Empower Developers with Self-Service
Traditionally, the SRE “rides to the rescue” at the first sign of trouble, but the changing SRE support system is moving toward providing appropriate platforms and tools, along with an interactive self-service experience. In this less linear, fast-moving and highly distributed model that typifies cloud native development, it’s unrealistic to assume that an SRE could troubleshoot problems any faster than the developer whose services are on fire — assuming the developer has both a sense of ownership and the right tools to work with.
If SREs collaborate with developers and ops to support the self-service culture and ownership mindset, and have organizational buy-in, this casts SREs in the role of educators and enablers rather than firefighters.
For developers, there can be a significant learning curve with this new paradigm. SREs, in collaboration with platform teams, can best support developers, the developer experience and overall developer productivity, by creating the right abstraction layer. That is, how much does the developer need to know and do to ship and run software — and at what level? Proper tooling, clear expectations and a centralized control plane as a baseline can give a developer what they need to work most effectively on their applications, with other teams and toward full ownership.
Facilitate Developer Autonomy
A number of SREs working with Kubernetes have expressed an emerging sentiment that developers should own the full life cycle of services, but in most cases don’t. A senior SRE from CartaX, Mario Loria, shared his insights and pointedly stated, “It should not be up to me as an SRE to define how your application gets deployed or at what point it needs to be rolled back, or at what point it needs to be changed, or when its health check should be modified.” Developers should be capable of, autonomous enough and empowered enough to make these determinations.
In this new normal for SREs as educators, one of the best things SREs can do is focus on giving developers the tools and support they need to ship software safely at speed. And that means creating the infrastructure and core services to support this primary goal. At the same time, the developer doesn’t necessarily need to care about what platforms and tools are used, but does need to be able to use them to, for example, canary a service or get service metrics. With this accomplished, SREs buy some breathing room to focus on strategic activities that support shipping software and enable less time spent on post-incident firefighting, cleanup and ad-hoc requests.
Adopting a New Code-Ship-Run Paradigm
With roles and responsibilities shifting, an SRE can support and advocate for the new developer-owned code-ship-run paradigm by focusing on the platform as a service or “paved path,” that helps reduce cognitive load for a developer taking on full ownership. Ultimately, the SRE is making their job, and the developer’s job, easier by providing more clarity about how to ship and run code without breaking anything.

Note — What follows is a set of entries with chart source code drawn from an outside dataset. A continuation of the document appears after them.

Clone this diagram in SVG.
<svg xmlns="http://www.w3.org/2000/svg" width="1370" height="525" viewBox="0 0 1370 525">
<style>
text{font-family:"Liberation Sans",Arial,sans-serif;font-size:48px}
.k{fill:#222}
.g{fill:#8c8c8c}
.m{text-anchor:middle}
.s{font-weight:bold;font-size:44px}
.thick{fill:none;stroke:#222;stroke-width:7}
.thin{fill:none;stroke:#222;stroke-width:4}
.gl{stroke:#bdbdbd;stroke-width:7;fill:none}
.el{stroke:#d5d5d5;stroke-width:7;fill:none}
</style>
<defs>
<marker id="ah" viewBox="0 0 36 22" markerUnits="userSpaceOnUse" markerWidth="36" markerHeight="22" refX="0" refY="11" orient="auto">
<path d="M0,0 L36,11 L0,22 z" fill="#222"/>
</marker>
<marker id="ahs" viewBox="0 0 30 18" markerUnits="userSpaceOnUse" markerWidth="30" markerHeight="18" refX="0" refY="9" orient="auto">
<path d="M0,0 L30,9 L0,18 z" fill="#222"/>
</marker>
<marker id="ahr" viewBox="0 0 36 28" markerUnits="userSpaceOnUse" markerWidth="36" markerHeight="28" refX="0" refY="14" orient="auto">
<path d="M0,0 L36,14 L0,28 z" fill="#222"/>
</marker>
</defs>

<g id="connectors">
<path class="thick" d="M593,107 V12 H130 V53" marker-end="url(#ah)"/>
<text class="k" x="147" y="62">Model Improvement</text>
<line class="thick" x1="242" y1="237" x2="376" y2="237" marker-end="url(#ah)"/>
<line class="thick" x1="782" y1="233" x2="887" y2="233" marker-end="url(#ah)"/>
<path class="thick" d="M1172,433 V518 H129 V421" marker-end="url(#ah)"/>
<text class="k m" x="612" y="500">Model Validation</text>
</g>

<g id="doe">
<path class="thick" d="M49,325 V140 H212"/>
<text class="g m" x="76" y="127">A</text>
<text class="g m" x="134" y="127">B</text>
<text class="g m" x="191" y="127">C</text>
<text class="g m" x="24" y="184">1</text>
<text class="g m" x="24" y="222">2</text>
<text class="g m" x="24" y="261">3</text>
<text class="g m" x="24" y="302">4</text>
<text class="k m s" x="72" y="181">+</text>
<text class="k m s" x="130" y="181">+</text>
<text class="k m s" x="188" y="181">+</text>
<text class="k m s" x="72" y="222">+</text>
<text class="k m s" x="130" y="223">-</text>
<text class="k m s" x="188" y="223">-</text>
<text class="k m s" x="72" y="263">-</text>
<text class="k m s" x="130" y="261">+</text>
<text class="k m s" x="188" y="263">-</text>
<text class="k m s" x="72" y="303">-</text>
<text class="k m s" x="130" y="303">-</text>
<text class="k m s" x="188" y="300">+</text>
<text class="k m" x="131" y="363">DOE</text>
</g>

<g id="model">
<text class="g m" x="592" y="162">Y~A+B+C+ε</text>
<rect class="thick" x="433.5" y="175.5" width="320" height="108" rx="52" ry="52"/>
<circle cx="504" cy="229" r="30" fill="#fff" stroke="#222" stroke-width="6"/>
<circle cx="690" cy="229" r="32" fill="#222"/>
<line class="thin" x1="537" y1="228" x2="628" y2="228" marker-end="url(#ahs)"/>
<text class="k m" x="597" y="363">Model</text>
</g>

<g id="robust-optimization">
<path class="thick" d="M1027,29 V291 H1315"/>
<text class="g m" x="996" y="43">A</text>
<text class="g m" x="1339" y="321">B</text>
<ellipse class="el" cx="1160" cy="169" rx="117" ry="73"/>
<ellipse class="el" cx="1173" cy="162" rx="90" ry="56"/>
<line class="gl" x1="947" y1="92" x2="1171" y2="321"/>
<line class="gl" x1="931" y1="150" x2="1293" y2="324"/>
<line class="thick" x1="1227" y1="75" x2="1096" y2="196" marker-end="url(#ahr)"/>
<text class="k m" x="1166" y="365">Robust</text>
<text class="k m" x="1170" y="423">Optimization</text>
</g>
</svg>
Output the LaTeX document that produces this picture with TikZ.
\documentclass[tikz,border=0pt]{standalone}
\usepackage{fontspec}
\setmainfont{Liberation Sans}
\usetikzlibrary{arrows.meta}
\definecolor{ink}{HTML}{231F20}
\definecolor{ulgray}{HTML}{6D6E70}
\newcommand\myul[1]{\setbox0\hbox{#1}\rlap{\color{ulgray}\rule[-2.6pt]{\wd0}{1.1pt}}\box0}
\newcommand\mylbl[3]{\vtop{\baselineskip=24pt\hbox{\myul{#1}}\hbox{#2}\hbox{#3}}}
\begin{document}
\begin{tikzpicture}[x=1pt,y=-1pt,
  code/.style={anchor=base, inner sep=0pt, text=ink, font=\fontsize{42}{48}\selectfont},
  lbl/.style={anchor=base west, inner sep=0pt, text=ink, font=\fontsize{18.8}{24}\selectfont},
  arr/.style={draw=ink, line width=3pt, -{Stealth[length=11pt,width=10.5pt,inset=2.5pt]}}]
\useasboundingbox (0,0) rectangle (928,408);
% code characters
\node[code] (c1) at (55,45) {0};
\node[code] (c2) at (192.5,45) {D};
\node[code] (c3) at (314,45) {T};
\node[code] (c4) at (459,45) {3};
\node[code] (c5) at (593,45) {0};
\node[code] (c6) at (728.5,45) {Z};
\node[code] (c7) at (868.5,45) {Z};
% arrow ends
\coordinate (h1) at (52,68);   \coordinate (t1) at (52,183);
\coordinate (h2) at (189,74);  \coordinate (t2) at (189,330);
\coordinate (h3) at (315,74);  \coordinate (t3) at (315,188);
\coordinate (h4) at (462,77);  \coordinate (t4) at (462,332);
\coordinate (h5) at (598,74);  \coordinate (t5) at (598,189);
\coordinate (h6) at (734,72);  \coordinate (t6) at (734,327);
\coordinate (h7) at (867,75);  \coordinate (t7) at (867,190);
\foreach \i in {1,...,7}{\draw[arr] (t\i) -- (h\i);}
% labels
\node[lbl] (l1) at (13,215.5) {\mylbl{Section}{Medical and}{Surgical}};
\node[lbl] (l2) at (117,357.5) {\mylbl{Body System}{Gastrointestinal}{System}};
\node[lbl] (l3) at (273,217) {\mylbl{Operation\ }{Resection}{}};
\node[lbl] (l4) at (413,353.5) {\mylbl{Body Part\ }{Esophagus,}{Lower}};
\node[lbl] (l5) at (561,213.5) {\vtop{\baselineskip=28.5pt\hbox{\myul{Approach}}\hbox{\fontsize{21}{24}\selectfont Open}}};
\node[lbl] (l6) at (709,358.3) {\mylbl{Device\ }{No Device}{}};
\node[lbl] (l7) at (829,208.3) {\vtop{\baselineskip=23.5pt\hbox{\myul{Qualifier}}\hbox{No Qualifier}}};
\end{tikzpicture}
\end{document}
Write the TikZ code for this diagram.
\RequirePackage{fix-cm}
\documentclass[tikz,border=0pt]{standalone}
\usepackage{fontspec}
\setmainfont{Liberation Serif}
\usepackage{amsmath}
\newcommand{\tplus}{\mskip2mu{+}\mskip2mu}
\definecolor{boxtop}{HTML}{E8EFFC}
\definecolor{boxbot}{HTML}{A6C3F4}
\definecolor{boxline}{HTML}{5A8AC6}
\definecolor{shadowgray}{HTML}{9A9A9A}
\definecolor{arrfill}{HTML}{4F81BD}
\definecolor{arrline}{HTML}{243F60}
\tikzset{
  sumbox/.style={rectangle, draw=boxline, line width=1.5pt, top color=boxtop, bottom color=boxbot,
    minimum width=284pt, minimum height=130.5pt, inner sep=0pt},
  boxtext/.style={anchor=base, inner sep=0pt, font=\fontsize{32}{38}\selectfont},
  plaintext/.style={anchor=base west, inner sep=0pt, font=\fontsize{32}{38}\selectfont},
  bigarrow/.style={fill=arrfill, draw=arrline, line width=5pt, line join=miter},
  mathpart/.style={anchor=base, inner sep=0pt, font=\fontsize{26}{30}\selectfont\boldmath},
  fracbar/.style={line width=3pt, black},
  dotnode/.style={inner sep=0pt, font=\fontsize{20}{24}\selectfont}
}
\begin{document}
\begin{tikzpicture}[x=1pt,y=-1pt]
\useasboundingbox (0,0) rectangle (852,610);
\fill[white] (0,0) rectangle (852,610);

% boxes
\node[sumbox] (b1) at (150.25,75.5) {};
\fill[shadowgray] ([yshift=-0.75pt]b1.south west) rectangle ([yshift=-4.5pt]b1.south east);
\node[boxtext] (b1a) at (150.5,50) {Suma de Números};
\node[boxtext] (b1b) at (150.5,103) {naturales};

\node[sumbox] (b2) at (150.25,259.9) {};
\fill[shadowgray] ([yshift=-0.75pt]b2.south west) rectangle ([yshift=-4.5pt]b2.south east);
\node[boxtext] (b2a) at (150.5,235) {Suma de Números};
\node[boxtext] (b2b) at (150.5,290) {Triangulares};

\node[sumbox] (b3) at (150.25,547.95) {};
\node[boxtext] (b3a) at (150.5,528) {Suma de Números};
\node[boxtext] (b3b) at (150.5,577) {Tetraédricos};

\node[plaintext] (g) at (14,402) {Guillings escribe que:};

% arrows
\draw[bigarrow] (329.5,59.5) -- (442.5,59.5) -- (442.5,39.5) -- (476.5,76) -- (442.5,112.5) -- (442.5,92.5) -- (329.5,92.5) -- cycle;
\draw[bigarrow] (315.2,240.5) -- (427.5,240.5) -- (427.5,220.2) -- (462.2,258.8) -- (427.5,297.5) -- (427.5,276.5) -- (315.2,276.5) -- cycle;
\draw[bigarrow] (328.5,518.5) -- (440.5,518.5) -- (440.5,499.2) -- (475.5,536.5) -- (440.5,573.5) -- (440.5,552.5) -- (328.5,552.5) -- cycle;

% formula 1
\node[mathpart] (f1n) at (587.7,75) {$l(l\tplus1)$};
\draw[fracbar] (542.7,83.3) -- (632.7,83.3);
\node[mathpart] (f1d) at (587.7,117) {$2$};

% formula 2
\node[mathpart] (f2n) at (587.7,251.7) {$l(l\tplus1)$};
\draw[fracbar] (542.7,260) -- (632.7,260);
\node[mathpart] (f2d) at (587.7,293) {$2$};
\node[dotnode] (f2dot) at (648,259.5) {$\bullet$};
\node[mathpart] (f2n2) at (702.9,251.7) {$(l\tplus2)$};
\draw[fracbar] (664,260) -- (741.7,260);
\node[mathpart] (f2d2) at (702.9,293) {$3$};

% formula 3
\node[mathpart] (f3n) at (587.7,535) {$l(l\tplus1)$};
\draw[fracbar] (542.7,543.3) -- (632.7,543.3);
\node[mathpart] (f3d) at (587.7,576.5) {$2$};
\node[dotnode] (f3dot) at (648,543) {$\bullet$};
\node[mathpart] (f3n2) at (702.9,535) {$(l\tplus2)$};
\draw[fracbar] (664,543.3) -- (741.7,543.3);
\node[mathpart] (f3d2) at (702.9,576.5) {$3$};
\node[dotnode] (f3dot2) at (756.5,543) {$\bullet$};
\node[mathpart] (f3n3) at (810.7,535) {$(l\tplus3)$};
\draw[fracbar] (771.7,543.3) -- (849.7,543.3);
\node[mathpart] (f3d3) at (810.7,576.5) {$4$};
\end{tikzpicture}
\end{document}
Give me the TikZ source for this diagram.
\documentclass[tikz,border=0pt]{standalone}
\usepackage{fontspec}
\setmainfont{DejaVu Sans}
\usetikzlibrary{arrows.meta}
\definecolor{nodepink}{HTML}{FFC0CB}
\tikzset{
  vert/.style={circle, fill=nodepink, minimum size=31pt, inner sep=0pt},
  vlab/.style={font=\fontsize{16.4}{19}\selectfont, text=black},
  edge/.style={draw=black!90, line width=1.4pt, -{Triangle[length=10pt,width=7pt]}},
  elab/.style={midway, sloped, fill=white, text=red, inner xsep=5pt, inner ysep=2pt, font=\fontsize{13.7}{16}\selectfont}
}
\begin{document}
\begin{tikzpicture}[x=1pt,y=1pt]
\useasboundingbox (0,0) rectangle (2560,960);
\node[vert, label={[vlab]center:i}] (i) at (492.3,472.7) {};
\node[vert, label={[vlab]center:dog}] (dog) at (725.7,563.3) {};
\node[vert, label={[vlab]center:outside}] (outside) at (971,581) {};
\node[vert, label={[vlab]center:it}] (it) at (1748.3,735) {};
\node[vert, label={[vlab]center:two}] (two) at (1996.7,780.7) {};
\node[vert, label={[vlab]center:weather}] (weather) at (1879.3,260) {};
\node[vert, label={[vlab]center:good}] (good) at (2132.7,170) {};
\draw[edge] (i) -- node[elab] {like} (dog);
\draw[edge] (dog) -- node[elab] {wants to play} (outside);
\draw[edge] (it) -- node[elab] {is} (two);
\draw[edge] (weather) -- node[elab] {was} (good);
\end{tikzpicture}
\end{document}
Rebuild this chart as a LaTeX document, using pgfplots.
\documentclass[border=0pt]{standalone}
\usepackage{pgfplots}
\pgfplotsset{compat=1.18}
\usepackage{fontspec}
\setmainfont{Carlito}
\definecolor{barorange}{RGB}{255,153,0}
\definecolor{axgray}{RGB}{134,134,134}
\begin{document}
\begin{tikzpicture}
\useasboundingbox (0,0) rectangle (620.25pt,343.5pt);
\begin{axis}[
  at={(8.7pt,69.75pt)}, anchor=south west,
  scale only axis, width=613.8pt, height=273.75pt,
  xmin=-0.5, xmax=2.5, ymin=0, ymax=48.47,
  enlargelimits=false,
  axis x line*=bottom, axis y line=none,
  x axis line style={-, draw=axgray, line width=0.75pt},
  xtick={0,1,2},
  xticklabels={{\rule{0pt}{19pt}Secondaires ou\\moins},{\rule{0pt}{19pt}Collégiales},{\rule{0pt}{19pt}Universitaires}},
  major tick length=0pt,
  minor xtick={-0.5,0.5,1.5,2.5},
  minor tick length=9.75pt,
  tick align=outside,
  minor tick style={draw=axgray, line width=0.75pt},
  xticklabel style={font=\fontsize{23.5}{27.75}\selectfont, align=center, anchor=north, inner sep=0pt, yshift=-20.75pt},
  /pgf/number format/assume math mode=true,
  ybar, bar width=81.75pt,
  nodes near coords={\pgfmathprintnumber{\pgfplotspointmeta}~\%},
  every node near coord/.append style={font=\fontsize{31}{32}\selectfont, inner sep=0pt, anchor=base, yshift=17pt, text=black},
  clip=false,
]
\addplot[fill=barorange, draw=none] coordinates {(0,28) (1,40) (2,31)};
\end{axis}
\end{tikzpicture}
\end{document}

|Site Reliability Engineer (SRE) team||Developers||Operations team|
|Provide and teach effective use of platform tooling to empower developers to be self-sufficient
Document clear escalation paths for developers struggling in production
|Treat SREs as application operation partners, not only as first responders to incidents
Turn to ops teams for the “paved path” or centralized developer control plane
|Provide self-service platform deployment and observability, and enable visibility into ramifications of actions
Provide opinionated “paved path” platform or developer control plane (DCP), but allow developers to swap platform components if they also want to be accountable
Summary: Charting a Course
As cloud native development continues to usurp the position of the traditional monolith, deploying, releasing and operating applications continues to be an evolving beast. Developers know how to code, but building in the necessary understanding, and ownership, of the “ship” and “run” aspects of the life cycle introduces a steep learning curve for which SREs are uniquely qualified to support. Charting this developer-ownership course depends on transparency and visibility, both at an organizational and technical level.
Organizationally, the success of this shift is twofold:
- Organizational leadership has to support the end-to-end “developer-as-service-owner” mindset as part of their high-level business strategy. Leadership needs to make this clear from the top down.
- Developers have to buy in also. Developers learning this new culture come to it from their own history and experience, which can vary considerably. Changing the developer mindset starts with empathy — understanding their goals, practices and skills — and closely follows with steady, consistent communication.
Technically, the self-service approach championed in many cloud-first organizations is possible for two reasons:
- To liberate developers and give them the freedom and responsibility to take ownership, they need transparency and visibility into what is going on with their services. SREs are a big part of making this happen and help set developers up for success when they take on potentially unfamiliar activities, such as triaging and debugging, and gathering intelligence. Becoming less reliant on SRE intervention ensures that developers are in the driver’s seat, while the SRE teams help developers gain “mechanical sympathy” and best drive high-performance machines (applications).
- This training is eased by putting in place a centralized developer control plane as a single source of truth and an integrated tooling approach as a baseline to the “paved path”.